+++ Provided material +++

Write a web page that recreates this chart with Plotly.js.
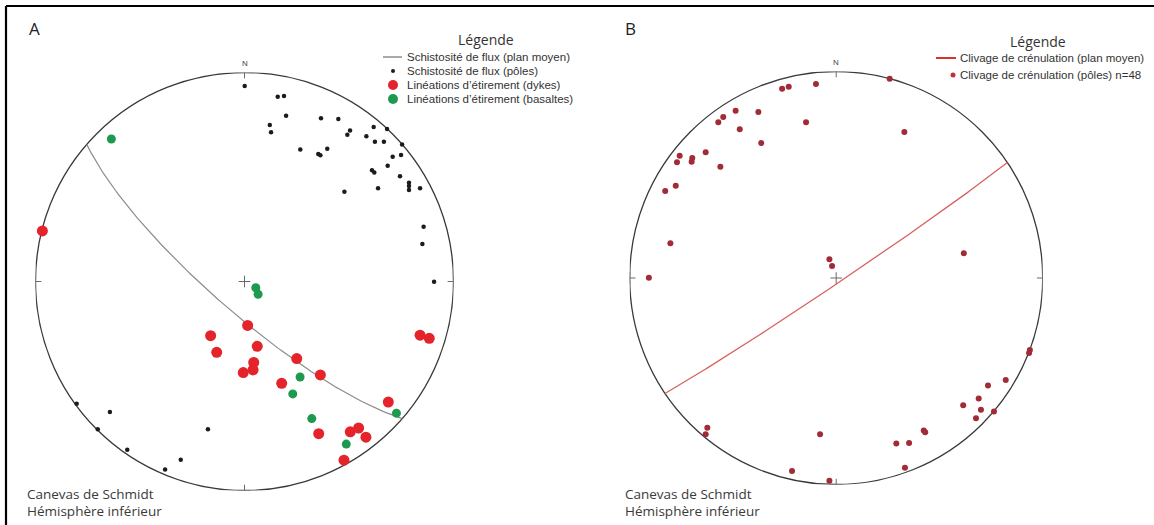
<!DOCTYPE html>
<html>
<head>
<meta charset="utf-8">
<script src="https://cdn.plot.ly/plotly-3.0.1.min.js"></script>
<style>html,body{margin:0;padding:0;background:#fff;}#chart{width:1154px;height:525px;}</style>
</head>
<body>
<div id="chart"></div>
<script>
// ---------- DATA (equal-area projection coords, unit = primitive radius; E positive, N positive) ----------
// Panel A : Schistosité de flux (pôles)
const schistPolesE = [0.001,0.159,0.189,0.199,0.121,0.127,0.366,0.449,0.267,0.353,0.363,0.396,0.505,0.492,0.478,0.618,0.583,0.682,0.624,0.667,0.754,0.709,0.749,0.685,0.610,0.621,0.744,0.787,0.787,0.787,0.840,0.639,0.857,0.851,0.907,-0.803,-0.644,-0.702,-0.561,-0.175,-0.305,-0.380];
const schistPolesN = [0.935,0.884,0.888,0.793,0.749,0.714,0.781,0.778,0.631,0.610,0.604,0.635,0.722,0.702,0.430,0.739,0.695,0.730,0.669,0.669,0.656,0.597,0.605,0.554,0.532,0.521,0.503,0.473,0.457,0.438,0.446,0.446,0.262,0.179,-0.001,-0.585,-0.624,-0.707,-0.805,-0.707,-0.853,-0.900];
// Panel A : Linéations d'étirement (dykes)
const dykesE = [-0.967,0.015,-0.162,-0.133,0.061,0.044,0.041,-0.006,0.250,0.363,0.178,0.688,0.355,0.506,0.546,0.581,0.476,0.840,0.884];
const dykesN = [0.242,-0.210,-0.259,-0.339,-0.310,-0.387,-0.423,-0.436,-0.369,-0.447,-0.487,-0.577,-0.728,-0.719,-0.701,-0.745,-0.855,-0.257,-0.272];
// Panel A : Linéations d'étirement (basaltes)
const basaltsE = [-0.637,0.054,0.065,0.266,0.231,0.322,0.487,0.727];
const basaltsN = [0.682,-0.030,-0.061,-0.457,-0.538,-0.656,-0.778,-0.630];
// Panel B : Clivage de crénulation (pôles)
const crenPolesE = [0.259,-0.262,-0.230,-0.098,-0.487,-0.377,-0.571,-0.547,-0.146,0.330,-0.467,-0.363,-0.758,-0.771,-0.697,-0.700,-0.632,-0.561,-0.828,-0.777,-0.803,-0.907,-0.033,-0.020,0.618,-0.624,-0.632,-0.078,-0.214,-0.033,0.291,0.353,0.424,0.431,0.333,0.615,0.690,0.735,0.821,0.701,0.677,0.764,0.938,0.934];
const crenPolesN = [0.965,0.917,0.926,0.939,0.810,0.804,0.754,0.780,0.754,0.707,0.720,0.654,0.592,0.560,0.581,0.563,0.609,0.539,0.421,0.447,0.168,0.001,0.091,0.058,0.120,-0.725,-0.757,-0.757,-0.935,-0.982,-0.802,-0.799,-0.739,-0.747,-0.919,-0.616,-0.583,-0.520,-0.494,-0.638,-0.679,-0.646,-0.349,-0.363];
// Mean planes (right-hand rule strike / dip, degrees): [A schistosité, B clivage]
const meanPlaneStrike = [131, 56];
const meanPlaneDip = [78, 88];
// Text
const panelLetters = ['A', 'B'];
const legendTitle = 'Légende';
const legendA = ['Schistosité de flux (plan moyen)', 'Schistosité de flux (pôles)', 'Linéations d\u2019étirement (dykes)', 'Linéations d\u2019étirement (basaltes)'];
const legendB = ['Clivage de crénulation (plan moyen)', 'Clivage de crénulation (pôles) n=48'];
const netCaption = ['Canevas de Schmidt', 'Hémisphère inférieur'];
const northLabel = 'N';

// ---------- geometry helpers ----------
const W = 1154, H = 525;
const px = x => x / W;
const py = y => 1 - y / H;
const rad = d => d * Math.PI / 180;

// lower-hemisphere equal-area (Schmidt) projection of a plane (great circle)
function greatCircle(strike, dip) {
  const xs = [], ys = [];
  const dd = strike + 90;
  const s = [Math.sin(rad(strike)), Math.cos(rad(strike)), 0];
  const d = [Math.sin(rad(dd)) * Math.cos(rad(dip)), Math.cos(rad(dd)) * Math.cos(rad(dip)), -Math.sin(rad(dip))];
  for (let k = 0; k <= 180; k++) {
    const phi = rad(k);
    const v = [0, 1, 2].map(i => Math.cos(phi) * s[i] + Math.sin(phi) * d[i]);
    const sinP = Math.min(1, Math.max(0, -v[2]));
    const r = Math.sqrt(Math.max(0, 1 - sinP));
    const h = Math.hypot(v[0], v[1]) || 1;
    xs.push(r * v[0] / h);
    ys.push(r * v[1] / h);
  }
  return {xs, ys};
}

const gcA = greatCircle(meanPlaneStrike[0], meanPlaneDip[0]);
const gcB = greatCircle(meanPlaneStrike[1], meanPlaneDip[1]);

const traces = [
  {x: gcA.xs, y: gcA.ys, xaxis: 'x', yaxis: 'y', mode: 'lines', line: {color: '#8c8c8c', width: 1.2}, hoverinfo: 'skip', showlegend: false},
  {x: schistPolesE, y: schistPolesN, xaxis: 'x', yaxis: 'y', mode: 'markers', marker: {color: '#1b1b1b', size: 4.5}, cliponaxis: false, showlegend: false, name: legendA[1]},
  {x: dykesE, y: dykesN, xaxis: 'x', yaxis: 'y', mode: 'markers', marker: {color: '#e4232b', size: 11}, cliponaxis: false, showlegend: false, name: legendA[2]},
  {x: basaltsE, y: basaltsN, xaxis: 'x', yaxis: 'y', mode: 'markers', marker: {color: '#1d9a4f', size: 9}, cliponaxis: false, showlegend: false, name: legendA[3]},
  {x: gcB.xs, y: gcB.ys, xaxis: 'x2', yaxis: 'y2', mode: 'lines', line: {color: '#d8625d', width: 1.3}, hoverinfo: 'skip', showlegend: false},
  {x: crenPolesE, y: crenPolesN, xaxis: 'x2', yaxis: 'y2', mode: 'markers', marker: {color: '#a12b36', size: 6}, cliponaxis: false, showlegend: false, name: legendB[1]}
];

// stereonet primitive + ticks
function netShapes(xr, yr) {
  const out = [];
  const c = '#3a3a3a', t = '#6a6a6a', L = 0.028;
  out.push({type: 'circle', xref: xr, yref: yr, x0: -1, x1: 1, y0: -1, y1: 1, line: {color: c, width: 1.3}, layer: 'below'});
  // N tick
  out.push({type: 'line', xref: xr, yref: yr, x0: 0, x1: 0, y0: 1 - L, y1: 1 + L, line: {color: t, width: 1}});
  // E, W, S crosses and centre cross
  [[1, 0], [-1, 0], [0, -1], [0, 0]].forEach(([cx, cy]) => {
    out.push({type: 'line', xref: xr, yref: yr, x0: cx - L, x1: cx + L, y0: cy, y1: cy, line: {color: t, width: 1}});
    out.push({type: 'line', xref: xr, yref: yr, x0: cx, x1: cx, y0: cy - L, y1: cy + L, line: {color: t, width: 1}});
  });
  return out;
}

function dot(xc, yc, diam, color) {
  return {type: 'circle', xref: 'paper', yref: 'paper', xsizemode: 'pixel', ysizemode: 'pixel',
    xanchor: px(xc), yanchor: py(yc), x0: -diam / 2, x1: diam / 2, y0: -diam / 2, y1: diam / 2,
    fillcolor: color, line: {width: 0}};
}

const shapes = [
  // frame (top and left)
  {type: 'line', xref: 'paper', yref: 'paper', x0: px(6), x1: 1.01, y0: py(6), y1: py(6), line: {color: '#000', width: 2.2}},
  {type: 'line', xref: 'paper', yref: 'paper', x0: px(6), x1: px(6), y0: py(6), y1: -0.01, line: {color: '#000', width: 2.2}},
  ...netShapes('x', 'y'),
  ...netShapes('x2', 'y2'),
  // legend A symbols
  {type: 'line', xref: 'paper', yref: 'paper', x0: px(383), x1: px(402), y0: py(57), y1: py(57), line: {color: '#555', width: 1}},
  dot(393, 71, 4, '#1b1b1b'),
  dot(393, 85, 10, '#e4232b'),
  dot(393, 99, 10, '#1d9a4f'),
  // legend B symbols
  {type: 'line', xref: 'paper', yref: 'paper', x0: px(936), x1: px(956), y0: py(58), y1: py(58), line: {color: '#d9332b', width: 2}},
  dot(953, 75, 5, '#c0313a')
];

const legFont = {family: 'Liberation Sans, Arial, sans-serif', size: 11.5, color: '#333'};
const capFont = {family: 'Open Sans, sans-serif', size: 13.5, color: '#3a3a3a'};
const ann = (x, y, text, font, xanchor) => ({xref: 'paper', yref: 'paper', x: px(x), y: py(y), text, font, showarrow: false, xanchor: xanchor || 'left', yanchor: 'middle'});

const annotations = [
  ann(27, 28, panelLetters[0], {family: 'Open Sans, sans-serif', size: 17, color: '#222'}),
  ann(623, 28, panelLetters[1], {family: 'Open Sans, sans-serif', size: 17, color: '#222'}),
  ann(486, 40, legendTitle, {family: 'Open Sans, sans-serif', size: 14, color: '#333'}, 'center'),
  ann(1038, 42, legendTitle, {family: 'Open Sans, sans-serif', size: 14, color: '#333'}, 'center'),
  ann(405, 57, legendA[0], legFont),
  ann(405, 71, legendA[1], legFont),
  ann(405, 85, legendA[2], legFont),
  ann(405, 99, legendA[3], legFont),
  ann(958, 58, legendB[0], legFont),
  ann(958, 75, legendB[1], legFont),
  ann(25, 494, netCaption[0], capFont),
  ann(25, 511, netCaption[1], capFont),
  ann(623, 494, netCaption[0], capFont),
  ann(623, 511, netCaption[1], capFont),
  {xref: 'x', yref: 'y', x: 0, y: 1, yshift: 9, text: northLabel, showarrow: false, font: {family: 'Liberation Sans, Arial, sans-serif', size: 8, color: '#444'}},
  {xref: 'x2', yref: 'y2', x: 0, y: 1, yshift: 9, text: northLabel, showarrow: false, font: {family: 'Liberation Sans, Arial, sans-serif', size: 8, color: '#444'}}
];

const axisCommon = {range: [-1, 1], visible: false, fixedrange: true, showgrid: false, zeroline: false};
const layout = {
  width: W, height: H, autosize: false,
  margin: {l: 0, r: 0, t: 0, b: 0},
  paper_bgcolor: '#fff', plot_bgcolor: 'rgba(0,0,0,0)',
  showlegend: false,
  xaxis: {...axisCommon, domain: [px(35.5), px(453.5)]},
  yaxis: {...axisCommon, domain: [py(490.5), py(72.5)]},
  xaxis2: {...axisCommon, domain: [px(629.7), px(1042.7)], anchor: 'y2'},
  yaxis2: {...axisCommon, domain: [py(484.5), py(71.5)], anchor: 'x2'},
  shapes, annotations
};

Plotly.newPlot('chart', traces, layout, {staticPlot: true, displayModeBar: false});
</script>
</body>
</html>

+++

Stated task
Count each line of the data where the word "chart" appears, then reply with the total only.

Exercise answer
4